Mr Eslake, who describes the GST top-up arrangement as one of the “worst public-policy decisions of the last 25 years”, said “it’s all about gaining or retaining seats in WA”.
“The government has completely avoided the more fundamental question of why it should be … giving so much money to the government of the richest state in the country so that its citizens can have lower state taxes and better public services than people in the eastern states,” Mr Eslake said.
“It is the only government in Australia, and one of barely a handful anywhere in the world, that is running and expects to continue running budget surpluses. How Mr Albanese and Dr (Jim) Chalmers reconcile that with their professed commitments to equity and fiscal prudence is completely beyond me.”

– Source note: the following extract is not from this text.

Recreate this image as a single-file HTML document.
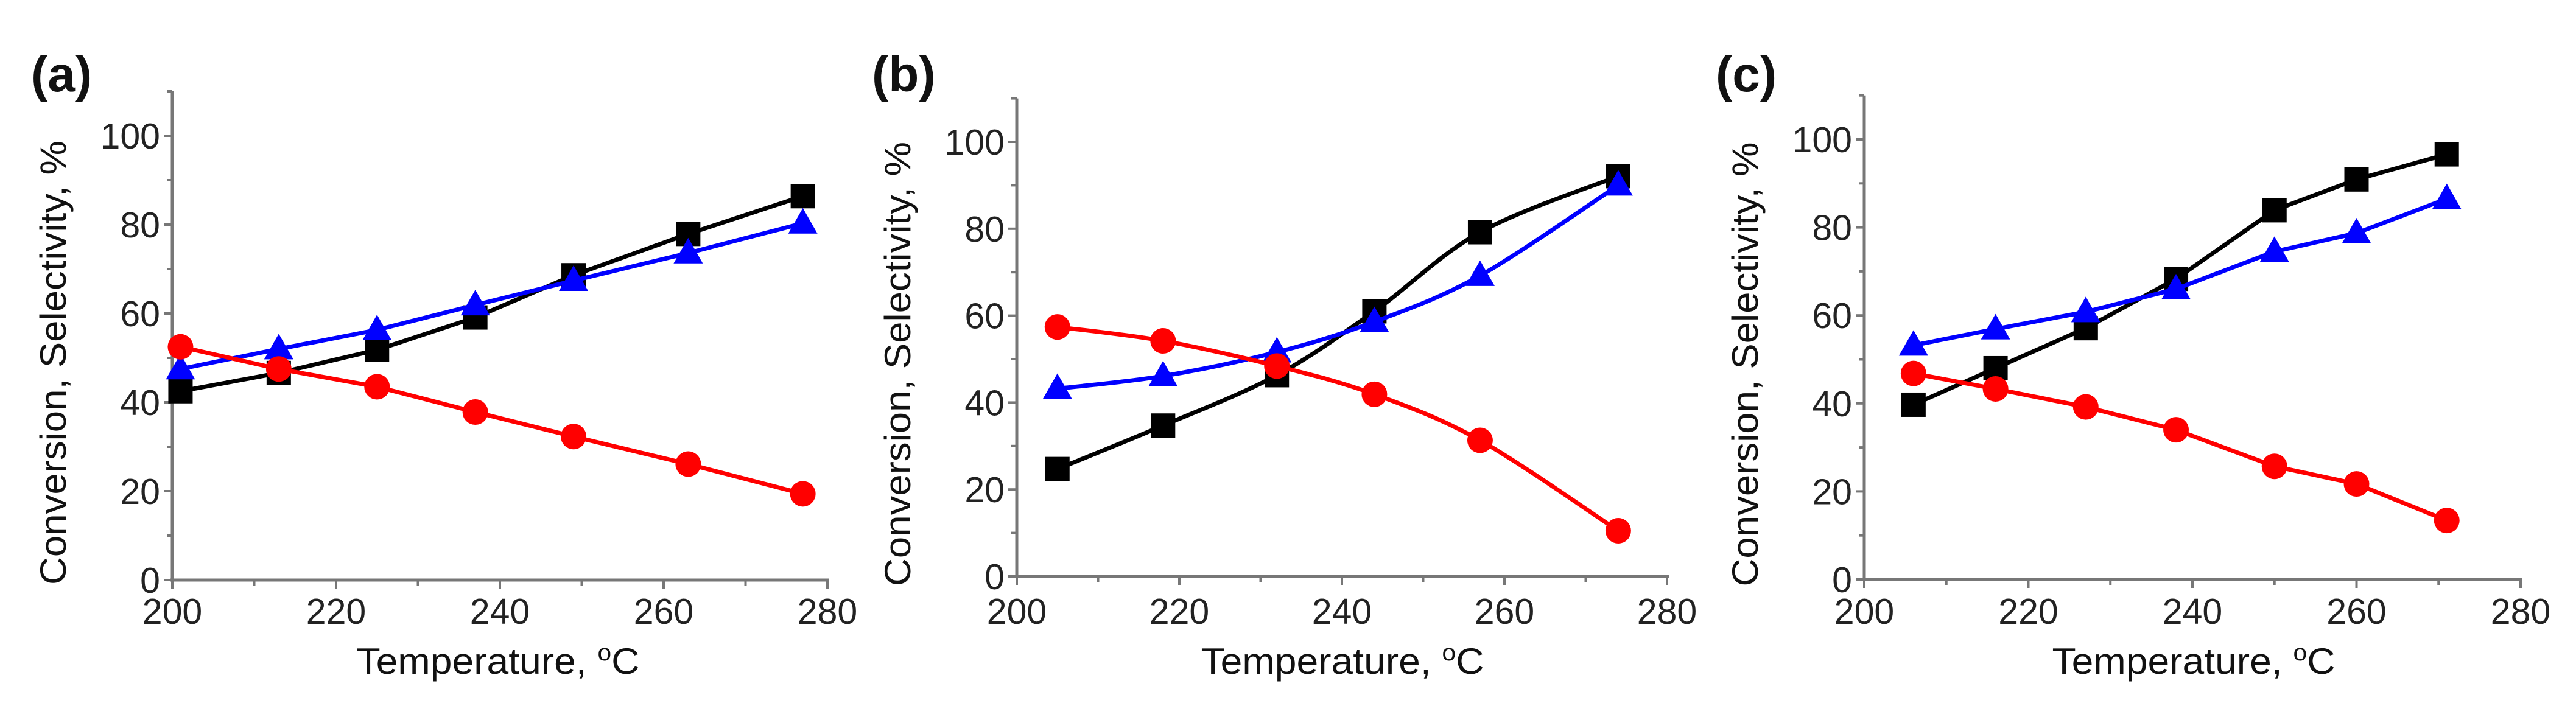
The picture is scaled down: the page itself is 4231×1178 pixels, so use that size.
<!DOCTYPE html>
<html><head><meta charset="utf-8"><style>
html,body{margin:0;padding:0;background:#fff;}
svg{display:block;font-family:"Liberation Sans",Arial,sans-serif;}
</style></head><body>
<svg id="fig" width="4231" height="1178" viewBox="0 0 4231 1178"></svg>
<script>
const xTicks=[200,220,240,260,280];
const yTicks=[0,20,40,60,80,100];
const panelLabels=["(a)","(b)","(c)"];
const aTemp=[201,213,225,237,249,263,277];
const aConv=[42.5,46.6,51.8,59.1,68.6,77.9,86.4];
const aSelRed=[52.5,47.5,43.5,37.8,32.3,26.1,19.4];
const aSelBlue=[47.5,52,56.3,61.9,67.4,73.6,80.3];
const bTemp=[205,218,232,244,257,274];
const bConv=[24.7,34.7,46.3,61,79.2,92.1];
const bSelRed=[57.4,54.2,48.4,41.9,31.3,10.5];
const bSelBlue=[43.2,46.1,51.6,58.6,69.2,90];
const cTemp=[206,216,227,238,250,260,271];
const cConv=[39.7,48,57.1,68.3,83.9,90.9,96.6];
const cSelRed=[46.8,43.3,39.2,34,25.7,21.7,13.4];
const cSelBlue=[53.2,56.9,60.8,66,74.5,78.7,86.5];

const panels=[
 {x0:283,x1:1359,y0:953,y100:223,lx:51,tx:818,smooth:false,temp:aTemp,conv:aConv,red:aSelRed,blue:aSelBlue},
 {x0:1670,x1:2738,y0:947,y100:233,lx:1432,tx:2205,smooth:true,temp:bTemp,conv:bConv,red:bSelRed,blue:bSelBlue},
 {x0:3062,x1:4140,y0:952,y100:229,lx:2818,tx:3603,smooth:false,temp:cTemp,conv:cConv,red:cSelRed,blue:cSelBlue}
];
const NS="http://www.w3.org/2000/svg";
const svg=document.getElementById('fig');
function mk(tag,attrs,parent){const e=document.createElementNS(NS,tag);for(const k in attrs)e.setAttribute(k,attrs[k]);(parent||svg).appendChild(e);return e;}
function pathFor(pts,smooth){
 if(!smooth)return 'M'+pts.map(q=>q.join(',')).join(' L');
 let d='M'+pts[0].join(',');
 for(let i=0;i<pts.length-1;i++){
  const p0=pts[Math.max(0,i-1)],p1=pts[i],p2=pts[i+1],p3=pts[Math.min(pts.length-1,i+2)];
  const c1=[p1[0]+(p2[0]-p0[0])/6,p1[1]+(p2[1]-p0[1])/6];
  const c2=[p2[0]-(p3[0]-p1[0])/6,p2[1]-(p3[1]-p1[1])/6];
  d+=' C'+c1.join(',')+' '+c2.join(',')+' '+p2.join(',');
 }
 return d;
}
panels.forEach((p,i)=>{
 const g=mk('g',{});
 
 
 const sx=v=>p.x0+(v-200)/80*(p.x1-p.x0);
 const sy=v=>p.y0-v/100*(p.y0-p.y100);
 const lab=mk('text',{x:p.lx,y:150,'font-size':82,'font-weight':'bold',fill:'#111'},g);
 lab.textContent=panelLabels[i];
 
 
 const ya=mk('line',{x1:p.x0,y1:p.y0,x2:p.x0,y2:sy(110),stroke:'#777','stroke-width':5},g);
 
 
 const xa=mk('line',{x1:p.x0-3,y1:p.y0,x2:p.x1+3,y2:p.y0,stroke:'#777','stroke-width':5},g);
 
 
 for(let v=0;v<=110;v+=10){mk('line',{x1:p.x0-(v%20==0?14:9),y1:sy(v),x2:p.x0,y2:sy(v),stroke:'#777','stroke-width':4},g);}
 for(let v=200;v<=280;v+=10){mk('line',{x1:sx(v),y1:p.y0,x2:sx(v),y2:p.y0+(v%20==0?14:9),stroke:'#777','stroke-width':4},g);}
 yTicks.forEach(v=>{const t=mk('text',{x:p.x0-20,y:sy(v)+21,'font-size':59,'text-anchor':'end',fill:'#222'},g);t.textContent=v;
  
  });
 xTicks.forEach(v=>{const t=mk('text',{x:sx(v),y:1025,'font-size':59,'text-anchor':'middle',fill:'#222'},g);t.textContent=v;
  
  });
 const yt=mk('text',{x:0,y:0,'font-size':60,'text-anchor':'middle',fill:'#111',transform:`translate(${p.x0-175},${(p.y0+p.y100)/2+8}) rotate(-90)`,textLength:730,lengthAdjust:'spacingAndGlyphs'},g);
 yt.textContent='Conversion, Selectivity, %';
 
 
 const xt=mk('text',{x:p.tx,y:1107,'font-size':60,'text-anchor':'middle',fill:'#111',textLength:465,lengthAdjust:'spacingAndGlyphs'},g);
 xt.innerHTML='Temperature, <tspan dy="-22" font-size="38">o</tspan><tspan dy="22">C</tspan>';
 
 
 const series=[{d:p.conv,c:'#000',m:'sq',n:'conversion'},{d:p.blue,c:'#0000ff',m:'tri',n:'selectivity-blue'},{d:p.red,c:'#ff0000',m:'ci',n:'selectivity-red'}];
 series.forEach(s=>{
  const pts=p.temp.map((t,k)=>[sx(t),sy(s.d[k])]);
  const pl=mk('path',{d:pathFor(pts,p.smooth),fill:'none',stroke:s.c,'stroke-width':7},g);
  
  
  pts.forEach(q=>{let e;
   if(s.m=='sq')e=mk('rect',{x:q[0]-20,y:q[1]-20,width:40,height:40,fill:s.c},g);
   else if(s.m=='ci')e=mk('circle',{cx:q[0],cy:q[1],r:21,fill:s.c},g);
   else e=mk('polygon',{points:`${q[0]},${q[1]-25} ${q[0]-24},${q[1]+17} ${q[0]+24},${q[1]+17}`,fill:s.c},g);
   
   
  });
 });
});
</script>
</body></html>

South Australia Premier Peter Malinauskas said GST top-up payments should not be “time-limited” and warned of another fight in three years.
Tasmanian Premier Jeremy Rockliff said his government had “scored a key win in the fight” for the state’s fair share of GST. “We will not stop our pursuit of a permanent and ongoing agreement to ensure that we always receive our fair share,” he said.
The government last week railed against demands from state treasurers to maintain the GST deal because most states and territories had forecast operating surpluses by 2025-26. In contrast, the commonwealth expects to maintain operating deficits over the medium-term. About 46 per cent of state revenue in 2022-23 came from the commonwealth, which is expected to hit 48 per cent within four years.
After claiming on Monday he would not sign up to “something where we don’t know what the cost to the states is going to be”, WA Premier Roger Cook conceded he had not been provided with costings on a new disability foundational support program.
Opposition NDIS spokesman Michael Sukkar said the government should be upfront about whether it would cut plans and remove participants from the scheme. Disability advocates said they were “concerned by language” used by Mr Albanese about NDIS eligibility.